→ DATA PROVIDED:
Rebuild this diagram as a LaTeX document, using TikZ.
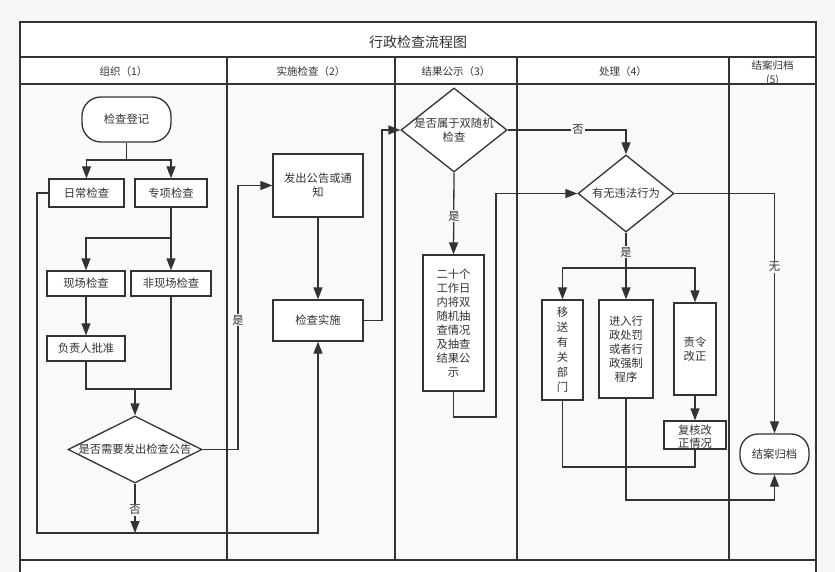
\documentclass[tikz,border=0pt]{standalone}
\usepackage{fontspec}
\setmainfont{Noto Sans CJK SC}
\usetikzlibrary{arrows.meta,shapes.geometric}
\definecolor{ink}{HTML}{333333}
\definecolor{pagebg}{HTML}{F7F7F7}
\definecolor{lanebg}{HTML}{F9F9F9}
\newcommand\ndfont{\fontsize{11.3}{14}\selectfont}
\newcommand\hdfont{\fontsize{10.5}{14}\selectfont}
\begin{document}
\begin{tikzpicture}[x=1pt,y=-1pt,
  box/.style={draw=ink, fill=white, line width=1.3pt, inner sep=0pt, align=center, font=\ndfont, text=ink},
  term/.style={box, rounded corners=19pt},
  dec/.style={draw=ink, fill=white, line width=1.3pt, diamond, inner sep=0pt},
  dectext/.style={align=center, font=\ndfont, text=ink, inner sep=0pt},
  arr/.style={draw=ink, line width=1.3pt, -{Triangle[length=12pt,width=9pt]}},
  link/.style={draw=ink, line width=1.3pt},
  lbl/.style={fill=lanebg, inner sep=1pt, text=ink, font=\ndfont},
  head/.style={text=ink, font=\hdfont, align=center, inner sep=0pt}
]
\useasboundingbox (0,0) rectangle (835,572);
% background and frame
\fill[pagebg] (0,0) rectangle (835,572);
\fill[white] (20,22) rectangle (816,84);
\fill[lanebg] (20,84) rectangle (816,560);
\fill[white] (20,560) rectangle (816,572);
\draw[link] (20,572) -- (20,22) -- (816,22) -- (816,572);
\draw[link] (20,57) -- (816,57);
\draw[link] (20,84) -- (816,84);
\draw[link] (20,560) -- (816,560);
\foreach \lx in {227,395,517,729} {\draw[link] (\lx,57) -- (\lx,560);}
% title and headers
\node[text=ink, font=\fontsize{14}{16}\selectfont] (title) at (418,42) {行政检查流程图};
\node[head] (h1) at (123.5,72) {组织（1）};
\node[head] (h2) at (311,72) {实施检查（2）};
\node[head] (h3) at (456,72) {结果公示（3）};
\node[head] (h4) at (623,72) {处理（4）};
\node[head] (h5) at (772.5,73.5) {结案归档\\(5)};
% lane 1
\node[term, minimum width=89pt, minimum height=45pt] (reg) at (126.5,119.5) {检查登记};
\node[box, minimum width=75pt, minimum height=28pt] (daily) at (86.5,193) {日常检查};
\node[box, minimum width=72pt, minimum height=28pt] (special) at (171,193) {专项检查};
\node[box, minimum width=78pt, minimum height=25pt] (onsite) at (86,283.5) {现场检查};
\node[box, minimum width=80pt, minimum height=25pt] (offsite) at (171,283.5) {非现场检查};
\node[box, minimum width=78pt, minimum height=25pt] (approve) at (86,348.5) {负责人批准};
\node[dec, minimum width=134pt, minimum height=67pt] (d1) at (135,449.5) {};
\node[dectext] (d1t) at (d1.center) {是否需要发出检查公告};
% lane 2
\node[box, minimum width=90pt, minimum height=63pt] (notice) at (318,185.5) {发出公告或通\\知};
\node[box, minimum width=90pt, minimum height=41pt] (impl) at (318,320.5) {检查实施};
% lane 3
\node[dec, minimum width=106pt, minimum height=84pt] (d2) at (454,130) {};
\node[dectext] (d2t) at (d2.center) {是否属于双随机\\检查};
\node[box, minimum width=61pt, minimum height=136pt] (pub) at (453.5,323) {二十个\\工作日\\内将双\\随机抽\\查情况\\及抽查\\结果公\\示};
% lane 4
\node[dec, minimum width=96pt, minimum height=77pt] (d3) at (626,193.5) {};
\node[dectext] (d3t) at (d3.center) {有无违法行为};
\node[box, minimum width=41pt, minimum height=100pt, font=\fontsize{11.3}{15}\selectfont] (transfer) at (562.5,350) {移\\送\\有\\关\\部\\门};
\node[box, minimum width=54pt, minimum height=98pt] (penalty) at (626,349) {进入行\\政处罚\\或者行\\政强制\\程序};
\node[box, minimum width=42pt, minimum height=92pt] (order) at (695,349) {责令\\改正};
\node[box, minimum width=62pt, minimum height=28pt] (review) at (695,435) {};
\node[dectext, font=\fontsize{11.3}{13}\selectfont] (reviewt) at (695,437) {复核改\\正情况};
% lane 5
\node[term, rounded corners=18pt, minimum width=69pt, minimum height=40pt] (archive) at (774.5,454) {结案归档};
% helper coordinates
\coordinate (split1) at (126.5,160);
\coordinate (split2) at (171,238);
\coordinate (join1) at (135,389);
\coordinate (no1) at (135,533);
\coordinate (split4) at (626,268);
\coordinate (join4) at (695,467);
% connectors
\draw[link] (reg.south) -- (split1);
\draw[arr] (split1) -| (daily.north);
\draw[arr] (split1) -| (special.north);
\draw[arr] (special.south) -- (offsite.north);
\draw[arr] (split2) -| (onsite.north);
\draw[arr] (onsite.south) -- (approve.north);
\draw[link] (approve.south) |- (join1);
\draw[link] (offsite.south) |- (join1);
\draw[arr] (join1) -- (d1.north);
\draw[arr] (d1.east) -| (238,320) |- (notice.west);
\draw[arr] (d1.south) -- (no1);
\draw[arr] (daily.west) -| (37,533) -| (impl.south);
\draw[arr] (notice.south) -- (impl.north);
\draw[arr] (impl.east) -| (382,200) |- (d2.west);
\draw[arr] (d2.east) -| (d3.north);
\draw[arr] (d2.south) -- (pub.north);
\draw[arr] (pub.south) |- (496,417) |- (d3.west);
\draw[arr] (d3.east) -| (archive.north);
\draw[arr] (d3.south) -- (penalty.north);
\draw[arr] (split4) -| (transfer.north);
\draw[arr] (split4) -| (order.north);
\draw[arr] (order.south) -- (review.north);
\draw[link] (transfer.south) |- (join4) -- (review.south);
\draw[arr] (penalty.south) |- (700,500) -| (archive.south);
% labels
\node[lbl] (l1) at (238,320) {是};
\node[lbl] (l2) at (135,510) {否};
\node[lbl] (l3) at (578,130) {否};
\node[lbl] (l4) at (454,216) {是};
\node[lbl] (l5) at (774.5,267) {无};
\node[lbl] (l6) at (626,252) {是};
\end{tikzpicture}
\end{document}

→ PROBLEM TO WORK ON: Repeat the material above verbatim. Leave the pictures behind.

→ ANSWER FOR THE TASK:
Rebuild this diagram as a LaTeX document, using TikZ.
\documentclass[tikz,border=0pt]{standalone}
\usepackage{fontspec}
\setmainfont{Noto Sans CJK SC}
\usetikzlibrary{arrows.meta,shapes.geometric}
\definecolor{ink}{HTML}{333333}
\definecolor{pagebg}{HTML}{F7F7F7}
\definecolor{lanebg}{HTML}{F9F9F9}
\newcommand\ndfont{\fontsize{11.3}{14}\selectfont}
\newcommand\hdfont{\fontsize{10.5}{14}\selectfont}
\begin{document}
\begin{tikzpicture}[x=1pt,y=-1pt,
  box/.style={draw=ink, fill=white, line width=1.3pt, inner sep=0pt, align=center, font=\ndfont, text=ink},
  term/.style={box, rounded corners=19pt},
  dec/.style={draw=ink, fill=white, line width=1.3pt, diamond, inner sep=0pt},
  dectext/.style={align=center, font=\ndfont, text=ink, inner sep=0pt},
  arr/.style={draw=ink, line width=1.3pt, -{Triangle[length=12pt,width=9pt]}},
  link/.style={draw=ink, line width=1.3pt},
  lbl/.style={fill=lanebg, inner sep=1pt, text=ink, font=\ndfont},
  head/.style={text=ink, font=\hdfont, align=center, inner sep=0pt}
]
\useasboundingbox (0,0) rectangle (835,572);
% background and frame
\fill[pagebg] (0,0) rectangle (835,572);
\fill[white] (20,22) rectangle (816,84);
\fill[lanebg] (20,84) rectangle (816,560);
\fill[white] (20,560) rectangle (816,572);
\draw[link] (20,572) -- (20,22) -- (816,22) -- (816,572);
\draw[link] (20,57) -- (816,57);
\draw[link] (20,84) -- (816,84);
\draw[link] (20,560) -- (816,560);
\foreach \lx in {227,395,517,729} {\draw[link] (\lx,57) -- (\lx,560);}
% title and headers
\node[text=ink, font=\fontsize{14}{16}\selectfont] (title) at (418,42) {行政检查流程图};
\node[head] (h1) at (123.5,72) {组织（1）};
\node[head] (h2) at (311,72) {实施检查（2）};
\node[head] (h3) at (456,72) {结果公示（3）};
\node[head] (h4) at (623,72) {处理（4）};
\node[head] (h5) at (772.5,73.5) {结案归档\\(5)};
% lane 1
\node[term, minimum width=89pt, minimum height=45pt] (reg) at (126.5,119.5) {检查登记};
\node[box, minimum width=75pt, minimum height=28pt] (daily) at (86.5,193) {日常检查};
\node[box, minimum width=72pt, minimum height=28pt] (special) at (171,193) {专项检查};
\node[box, minimum width=78pt, minimum height=25pt] (onsite) at (86,283.5) {现场检查};
\node[box, minimum width=80pt, minimum height=25pt] (offsite) at (171,283.5) {非现场检查};
\node[box, minimum width=78pt, minimum height=25pt] (approve) at (86,348.5) {负责人批准};
\node[dec, minimum width=134pt, minimum height=67pt] (d1) at (135,449.5) {};
\node[dectext] (d1t) at (d1.center) {是否需要发出检查公告};
% lane 2
\node[box, minimum width=90pt, minimum height=63pt] (notice) at (318,185.5) {发出公告或通\\知};
\node[box, minimum width=90pt, minimum height=41pt] (impl) at (318,320.5) {检查实施};
% lane 3
\node[dec, minimum width=106pt, minimum height=84pt] (d2) at (454,130) {};
\node[dectext] (d2t) at (d2.center) {是否属于双随机\\检查};
\node[box, minimum width=61pt, minimum height=136pt] (pub) at (453.5,323) {二十个\\工作日\\内将双\\随机抽\\查情况\\及抽查\\结果公\\示};
% lane 4
\node[dec, minimum width=96pt, minimum height=77pt] (d3) at (626,193.5) {};
\node[dectext] (d3t) at (d3.center) {有无违法行为};
\node[box, minimum width=41pt, minimum height=100pt, font=\fontsize{11.3}{15}\selectfont] (transfer) at (562.5,350) {移\\送\\有\\关\\部\\门};
\node[box, minimum width=54pt, minimum height=98pt] (penalty) at (626,349) {进入行\\政处罚\\或者行\\政强制\\程序};
\node[box, minimum width=42pt, minimum height=92pt] (order) at (695,349) {责令\\改正};
\node[box, minimum width=62pt, minimum height=28pt] (review) at (695,435) {};
\node[dectext, font=\fontsize{11.3}{13}\selectfont] (reviewt) at (695,437) {复核改\\正情况};
% lane 5
\node[term, rounded corners=18pt, minimum width=69pt, minimum height=40pt] (archive) at (774.5,454) {结案归档};
% helper coordinates
\coordinate (split1) at (126.5,160);
\coordinate (split2) at (171,238);
\coordinate (join1) at (135,389);
\coordinate (no1) at (135,533);
\coordinate (split4) at (626,268);
\coordinate (join4) at (695,467);
% connectors
\draw[link] (reg.south) -- (split1);
\draw[arr] (split1) -| (daily.north);
\draw[arr] (split1) -| (special.north);
\draw[arr] (special.south) -- (offsite.north);
\draw[arr] (split2) -| (onsite.north);
\draw[arr] (onsite.south) -- (approve.north);
\draw[link] (approve.south) |- (join1);
\draw[link] (offsite.south) |- (join1);
\draw[arr] (join1) -- (d1.north);
\draw[arr] (d1.east) -| (238,320) |- (notice.west);
\draw[arr] (d1.south) -- (no1);
\draw[arr] (daily.west) -| (37,533) -| (impl.south);
\draw[arr] (notice.south) -- (impl.north);
\draw[arr] (impl.east) -| (382,200) |- (d2.west);
\draw[arr] (d2.east) -| (d3.north);
\draw[arr] (d2.south) -- (pub.north);
\draw[arr] (pub.south) |- (496,417) |- (d3.west);
\draw[arr] (d3.east) -| (archive.north);
\draw[arr] (d3.south) -- (penalty.north);
\draw[arr] (split4) -| (transfer.north);
\draw[arr] (split4) -| (order.north);
\draw[arr] (order.south) -- (review.north);
\draw[link] (transfer.south) |- (join4) -- (review.south);
\draw[arr] (penalty.south) |- (700,500) -| (archive.south);
% labels
\node[lbl] (l1) at (238,320) {是};
\node[lbl] (l2) at (135,510) {否};
\node[lbl] (l3) at (578,130) {否};
\node[lbl] (l4) at (454,216) {是};
\node[lbl] (l5) at (774.5,267) {无};
\node[lbl] (l6) at (626,252) {是};
\end{tikzpicture}
\end{document}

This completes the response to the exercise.